* Written problem *
Below is a listing. Return the lines from the one that contains "Clone this diagram in TikZ." to the one that contains "(subjv) at (311,680)", both ends included, verbatim and with no pictures.

Data listing
'''

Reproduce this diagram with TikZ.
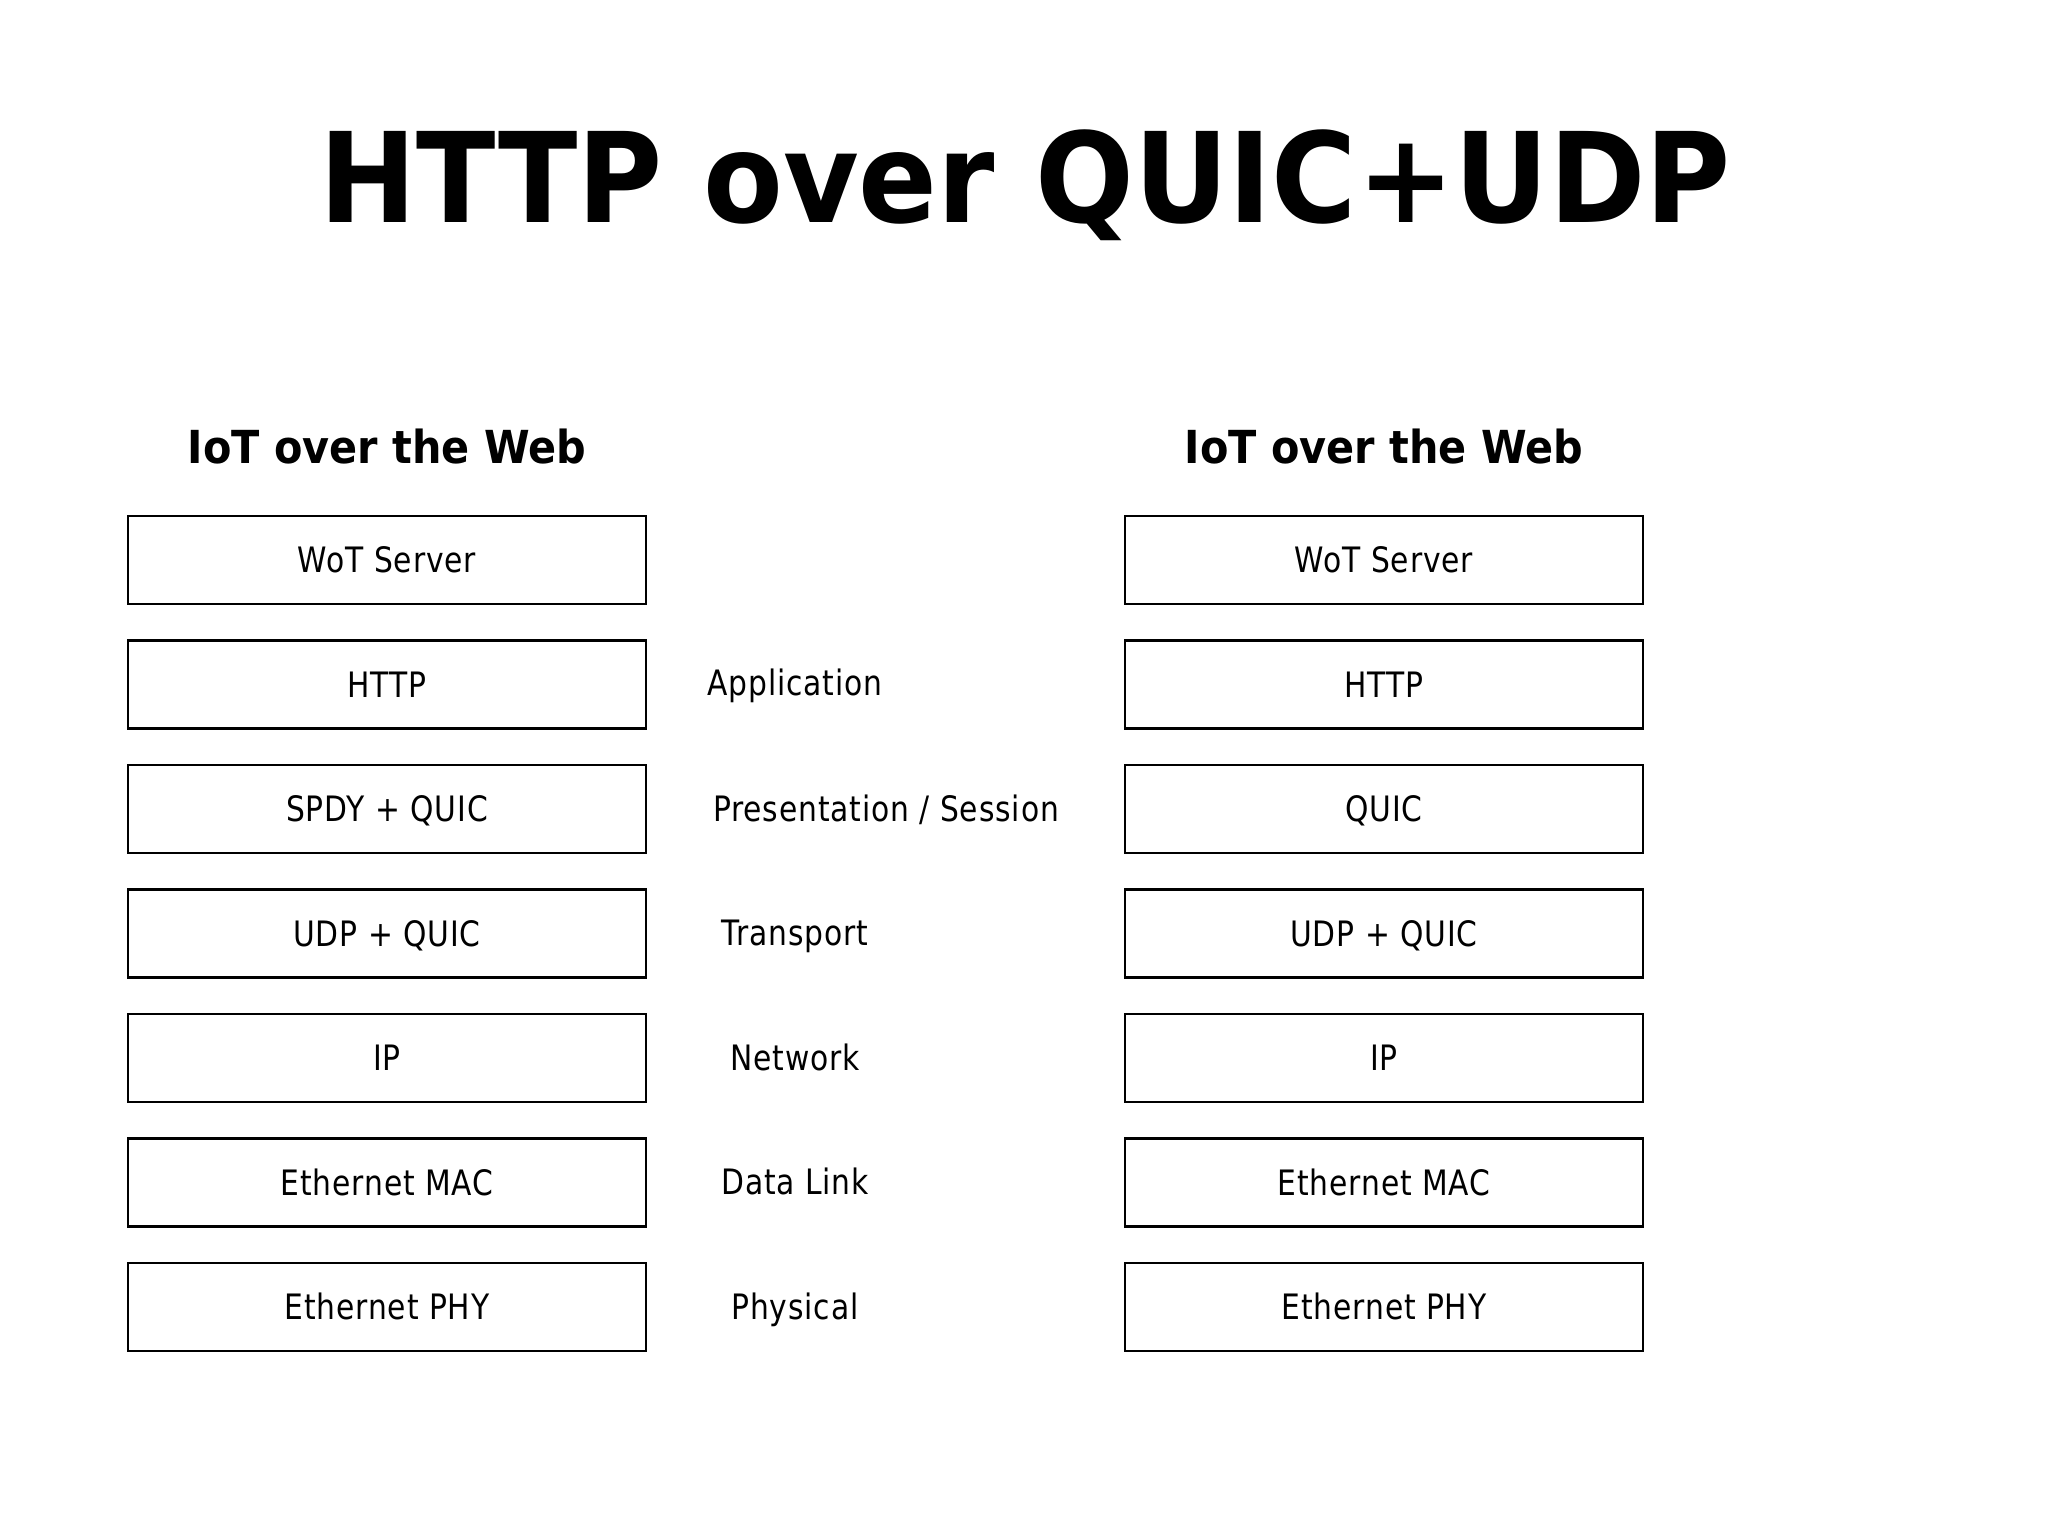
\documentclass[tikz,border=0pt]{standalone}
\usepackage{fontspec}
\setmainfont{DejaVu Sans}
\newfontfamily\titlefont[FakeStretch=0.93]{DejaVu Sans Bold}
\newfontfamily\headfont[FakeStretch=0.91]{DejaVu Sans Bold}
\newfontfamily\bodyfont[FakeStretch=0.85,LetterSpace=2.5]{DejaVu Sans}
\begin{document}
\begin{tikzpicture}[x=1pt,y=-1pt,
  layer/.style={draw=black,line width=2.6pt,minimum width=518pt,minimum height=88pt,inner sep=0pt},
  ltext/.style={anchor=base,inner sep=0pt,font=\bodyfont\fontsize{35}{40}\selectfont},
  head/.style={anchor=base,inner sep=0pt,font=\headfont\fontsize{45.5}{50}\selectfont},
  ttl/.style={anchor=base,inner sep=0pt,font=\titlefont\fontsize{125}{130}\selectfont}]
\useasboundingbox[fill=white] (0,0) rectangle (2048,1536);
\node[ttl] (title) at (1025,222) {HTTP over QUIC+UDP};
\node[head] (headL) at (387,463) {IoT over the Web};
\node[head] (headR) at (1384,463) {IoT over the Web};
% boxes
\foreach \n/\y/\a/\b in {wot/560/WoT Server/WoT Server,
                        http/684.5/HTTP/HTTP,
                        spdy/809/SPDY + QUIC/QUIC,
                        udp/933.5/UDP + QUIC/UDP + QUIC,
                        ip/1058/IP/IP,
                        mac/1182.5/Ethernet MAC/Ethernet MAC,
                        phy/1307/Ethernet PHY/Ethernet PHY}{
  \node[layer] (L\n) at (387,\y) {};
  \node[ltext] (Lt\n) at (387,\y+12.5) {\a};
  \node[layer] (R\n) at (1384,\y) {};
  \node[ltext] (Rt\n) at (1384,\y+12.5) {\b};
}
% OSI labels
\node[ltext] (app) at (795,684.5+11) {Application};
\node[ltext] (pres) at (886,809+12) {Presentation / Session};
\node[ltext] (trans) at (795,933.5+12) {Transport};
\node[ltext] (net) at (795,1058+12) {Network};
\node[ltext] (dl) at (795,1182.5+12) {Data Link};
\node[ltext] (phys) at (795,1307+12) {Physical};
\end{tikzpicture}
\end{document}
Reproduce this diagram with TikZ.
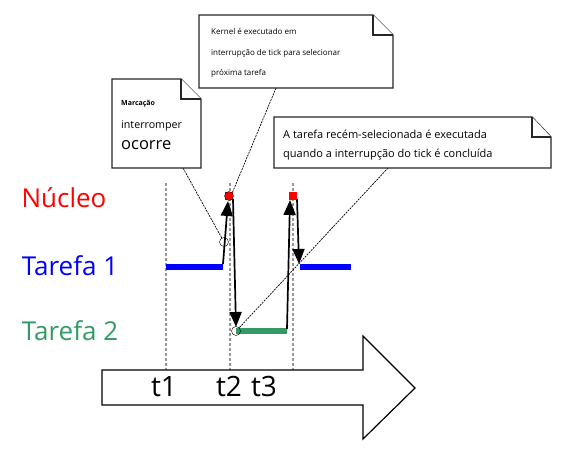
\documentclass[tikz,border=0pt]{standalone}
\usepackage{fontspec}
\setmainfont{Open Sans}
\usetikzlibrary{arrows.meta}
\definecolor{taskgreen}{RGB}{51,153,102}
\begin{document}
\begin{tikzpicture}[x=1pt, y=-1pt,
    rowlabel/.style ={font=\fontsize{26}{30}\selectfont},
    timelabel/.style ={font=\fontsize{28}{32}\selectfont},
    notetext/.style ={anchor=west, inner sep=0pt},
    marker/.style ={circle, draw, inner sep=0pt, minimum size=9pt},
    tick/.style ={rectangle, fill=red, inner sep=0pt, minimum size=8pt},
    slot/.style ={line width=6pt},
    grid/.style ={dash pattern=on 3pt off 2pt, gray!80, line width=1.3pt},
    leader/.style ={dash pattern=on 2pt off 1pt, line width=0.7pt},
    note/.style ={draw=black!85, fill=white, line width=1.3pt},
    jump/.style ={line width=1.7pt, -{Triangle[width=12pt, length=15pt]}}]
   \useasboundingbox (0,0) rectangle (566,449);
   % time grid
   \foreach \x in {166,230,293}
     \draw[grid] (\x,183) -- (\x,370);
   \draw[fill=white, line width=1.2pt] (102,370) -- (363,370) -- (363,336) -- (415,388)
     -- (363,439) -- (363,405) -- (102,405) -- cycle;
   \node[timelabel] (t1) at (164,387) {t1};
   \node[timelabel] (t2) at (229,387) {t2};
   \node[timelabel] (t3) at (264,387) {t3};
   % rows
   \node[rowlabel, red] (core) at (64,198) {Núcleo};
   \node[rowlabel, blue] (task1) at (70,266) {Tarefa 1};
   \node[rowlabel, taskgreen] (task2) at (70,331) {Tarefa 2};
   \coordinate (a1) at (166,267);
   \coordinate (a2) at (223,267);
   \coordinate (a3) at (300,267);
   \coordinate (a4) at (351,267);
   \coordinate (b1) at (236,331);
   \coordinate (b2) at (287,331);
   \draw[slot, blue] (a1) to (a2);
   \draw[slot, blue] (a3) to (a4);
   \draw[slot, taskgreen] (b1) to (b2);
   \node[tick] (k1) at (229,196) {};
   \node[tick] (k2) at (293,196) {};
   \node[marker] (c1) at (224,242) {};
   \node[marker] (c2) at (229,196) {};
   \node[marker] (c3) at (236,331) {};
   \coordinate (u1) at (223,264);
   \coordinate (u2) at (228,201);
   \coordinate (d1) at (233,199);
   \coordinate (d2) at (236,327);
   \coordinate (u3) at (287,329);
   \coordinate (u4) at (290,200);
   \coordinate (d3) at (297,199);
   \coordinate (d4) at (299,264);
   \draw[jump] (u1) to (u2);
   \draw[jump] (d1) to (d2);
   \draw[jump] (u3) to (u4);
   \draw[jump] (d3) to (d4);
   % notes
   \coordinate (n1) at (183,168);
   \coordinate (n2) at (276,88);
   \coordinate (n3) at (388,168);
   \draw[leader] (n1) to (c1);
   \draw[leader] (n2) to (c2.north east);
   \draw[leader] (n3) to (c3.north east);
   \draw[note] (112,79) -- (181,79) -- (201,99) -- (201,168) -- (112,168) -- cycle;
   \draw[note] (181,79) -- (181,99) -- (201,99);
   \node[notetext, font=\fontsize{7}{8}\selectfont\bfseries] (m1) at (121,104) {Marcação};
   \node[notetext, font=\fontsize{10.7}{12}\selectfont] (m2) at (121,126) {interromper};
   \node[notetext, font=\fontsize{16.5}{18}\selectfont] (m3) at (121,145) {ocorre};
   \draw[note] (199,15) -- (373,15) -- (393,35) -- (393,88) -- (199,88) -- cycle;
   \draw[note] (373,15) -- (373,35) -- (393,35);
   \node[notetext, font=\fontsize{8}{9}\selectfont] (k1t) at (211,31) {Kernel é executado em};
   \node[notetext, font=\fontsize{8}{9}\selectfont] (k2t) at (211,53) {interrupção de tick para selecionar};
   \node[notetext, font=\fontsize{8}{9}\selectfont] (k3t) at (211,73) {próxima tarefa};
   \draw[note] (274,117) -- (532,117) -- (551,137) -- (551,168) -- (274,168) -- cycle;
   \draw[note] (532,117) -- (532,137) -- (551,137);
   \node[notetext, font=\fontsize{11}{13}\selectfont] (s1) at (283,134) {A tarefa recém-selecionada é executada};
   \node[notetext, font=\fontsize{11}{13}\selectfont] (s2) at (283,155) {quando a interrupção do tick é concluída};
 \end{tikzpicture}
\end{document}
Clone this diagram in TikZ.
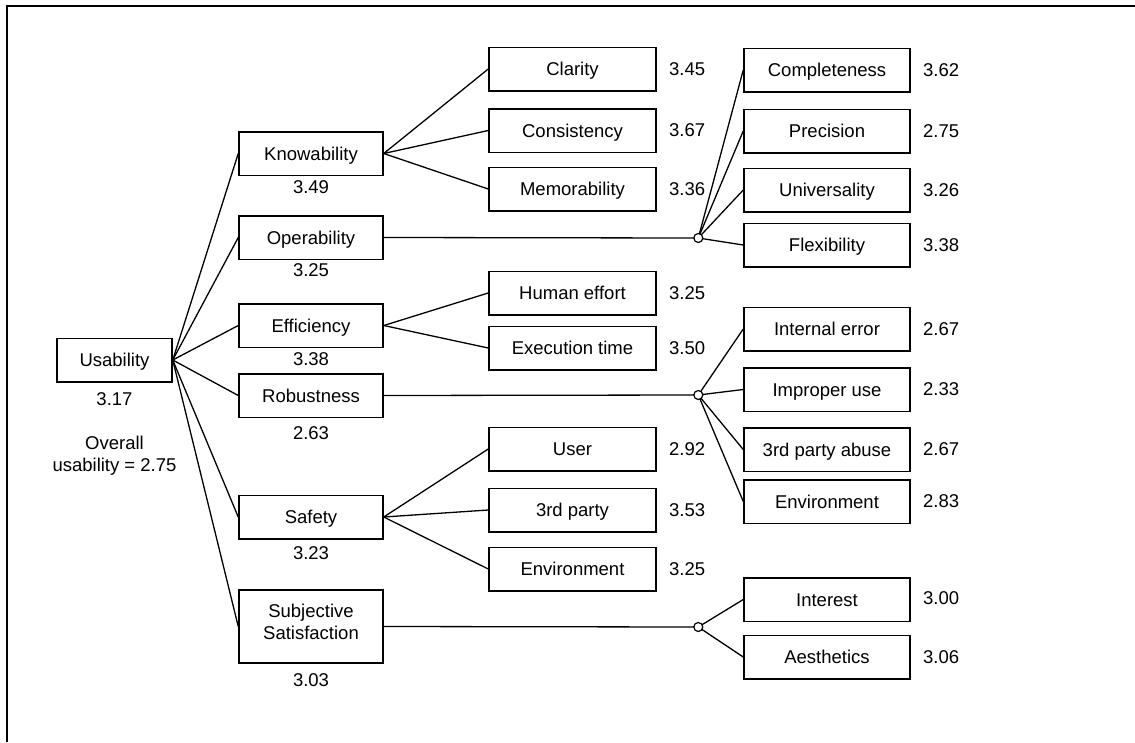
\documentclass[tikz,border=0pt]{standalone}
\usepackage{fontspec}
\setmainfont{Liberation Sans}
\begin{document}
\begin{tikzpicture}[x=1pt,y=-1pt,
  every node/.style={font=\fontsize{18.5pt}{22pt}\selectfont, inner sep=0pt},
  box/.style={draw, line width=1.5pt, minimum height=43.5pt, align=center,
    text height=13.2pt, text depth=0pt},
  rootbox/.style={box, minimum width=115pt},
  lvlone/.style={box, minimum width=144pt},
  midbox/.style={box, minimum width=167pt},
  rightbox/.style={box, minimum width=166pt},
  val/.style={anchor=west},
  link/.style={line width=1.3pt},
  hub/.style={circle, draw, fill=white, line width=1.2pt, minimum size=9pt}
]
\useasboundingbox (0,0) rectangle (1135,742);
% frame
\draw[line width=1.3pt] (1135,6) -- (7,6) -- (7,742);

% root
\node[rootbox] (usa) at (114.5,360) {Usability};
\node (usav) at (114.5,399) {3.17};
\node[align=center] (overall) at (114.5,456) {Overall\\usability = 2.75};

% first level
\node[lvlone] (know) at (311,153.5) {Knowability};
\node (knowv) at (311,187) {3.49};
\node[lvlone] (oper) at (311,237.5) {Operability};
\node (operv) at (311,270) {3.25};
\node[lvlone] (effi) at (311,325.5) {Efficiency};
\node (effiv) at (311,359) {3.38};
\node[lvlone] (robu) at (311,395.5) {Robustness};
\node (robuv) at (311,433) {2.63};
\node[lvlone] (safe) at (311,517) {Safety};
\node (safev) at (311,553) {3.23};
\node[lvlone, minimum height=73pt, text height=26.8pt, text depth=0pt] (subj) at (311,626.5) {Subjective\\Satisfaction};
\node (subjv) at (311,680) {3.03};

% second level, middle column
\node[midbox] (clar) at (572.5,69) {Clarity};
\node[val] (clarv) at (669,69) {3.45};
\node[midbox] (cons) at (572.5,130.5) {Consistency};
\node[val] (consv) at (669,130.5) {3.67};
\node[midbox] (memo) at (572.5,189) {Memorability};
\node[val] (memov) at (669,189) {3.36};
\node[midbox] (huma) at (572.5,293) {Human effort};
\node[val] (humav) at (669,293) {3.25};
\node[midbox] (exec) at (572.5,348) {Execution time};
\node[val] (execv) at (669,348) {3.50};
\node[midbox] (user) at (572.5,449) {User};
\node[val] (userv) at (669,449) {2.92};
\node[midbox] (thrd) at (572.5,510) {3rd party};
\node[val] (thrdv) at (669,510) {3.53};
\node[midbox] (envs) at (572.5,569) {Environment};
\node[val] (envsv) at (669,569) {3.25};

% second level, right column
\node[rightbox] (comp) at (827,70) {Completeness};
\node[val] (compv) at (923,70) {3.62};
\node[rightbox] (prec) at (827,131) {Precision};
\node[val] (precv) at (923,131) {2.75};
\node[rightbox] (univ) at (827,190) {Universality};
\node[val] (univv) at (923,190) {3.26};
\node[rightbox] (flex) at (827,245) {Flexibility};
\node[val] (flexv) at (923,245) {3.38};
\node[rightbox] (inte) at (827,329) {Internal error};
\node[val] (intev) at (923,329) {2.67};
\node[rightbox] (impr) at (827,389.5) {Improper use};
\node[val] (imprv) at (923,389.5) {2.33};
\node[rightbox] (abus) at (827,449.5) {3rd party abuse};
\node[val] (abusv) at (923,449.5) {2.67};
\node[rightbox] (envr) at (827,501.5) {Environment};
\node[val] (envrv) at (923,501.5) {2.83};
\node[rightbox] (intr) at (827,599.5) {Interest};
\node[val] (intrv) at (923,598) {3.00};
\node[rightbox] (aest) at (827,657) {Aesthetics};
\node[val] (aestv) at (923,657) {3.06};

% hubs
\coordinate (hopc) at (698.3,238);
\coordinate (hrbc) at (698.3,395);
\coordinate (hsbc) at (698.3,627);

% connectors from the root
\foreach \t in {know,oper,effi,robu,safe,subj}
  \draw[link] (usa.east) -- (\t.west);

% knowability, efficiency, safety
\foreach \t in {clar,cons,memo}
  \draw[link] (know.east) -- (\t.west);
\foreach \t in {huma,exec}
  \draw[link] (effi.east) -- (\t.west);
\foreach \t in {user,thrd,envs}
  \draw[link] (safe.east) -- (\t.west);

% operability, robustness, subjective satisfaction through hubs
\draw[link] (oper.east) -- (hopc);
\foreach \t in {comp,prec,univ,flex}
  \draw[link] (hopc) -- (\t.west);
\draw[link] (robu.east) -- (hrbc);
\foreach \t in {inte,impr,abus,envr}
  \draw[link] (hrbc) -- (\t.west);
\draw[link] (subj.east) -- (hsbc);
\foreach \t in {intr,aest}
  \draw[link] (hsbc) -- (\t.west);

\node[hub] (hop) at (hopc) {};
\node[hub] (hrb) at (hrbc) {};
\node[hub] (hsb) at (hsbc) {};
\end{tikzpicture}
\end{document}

'''

* Exercise result *
Clone this diagram in TikZ.
\documentclass[tikz,border=0pt]{standalone}
\usepackage{fontspec}
\setmainfont{Liberation Sans}
\begin{document}
\begin{tikzpicture}[x=1pt,y=-1pt,
  every node/.style={font=\fontsize{18.5pt}{22pt}\selectfont, inner sep=0pt},
  box/.style={draw, line width=1.5pt, minimum height=43.5pt, align=center,
    text height=13.2pt, text depth=0pt},
  rootbox/.style={box, minimum width=115pt},
  lvlone/.style={box, minimum width=144pt},
  midbox/.style={box, minimum width=167pt},
  rightbox/.style={box, minimum width=166pt},
  val/.style={anchor=west},
  link/.style={line width=1.3pt},
  hub/.style={circle, draw, fill=white, line width=1.2pt, minimum size=9pt}
]
\useasboundingbox (0,0) rectangle (1135,742);
% frame
\draw[line width=1.3pt] (1135,6) -- (7,6) -- (7,742);

% root
\node[rootbox] (usa) at (114.5,360) {Usability};
\node (usav) at (114.5,399) {3.17};
\node[align=center] (overall) at (114.5,456) {Overall\\usability = 2.75};

% first level
\node[lvlone] (know) at (311,153.5) {Knowability};
\node (knowv) at (311,187) {3.49};
\node[lvlone] (oper) at (311,237.5) {Operability};
\node (operv) at (311,270) {3.25};
\node[lvlone] (effi) at (311,325.5) {Efficiency};
\node (effiv) at (311,359) {3.38};
\node[lvlone] (robu) at (311,395.5) {Robustness};
\node (robuv) at (311,433) {2.63};
\node[lvlone] (safe) at (311,517) {Safety};
\node (safev) at (311,553) {3.23};
\node[lvlone, minimum height=73pt, text height=26.8pt, text depth=0pt] (subj) at (311,626.5) {Subjective\\Satisfaction};
\node (subjv) at (311,680) {3.03};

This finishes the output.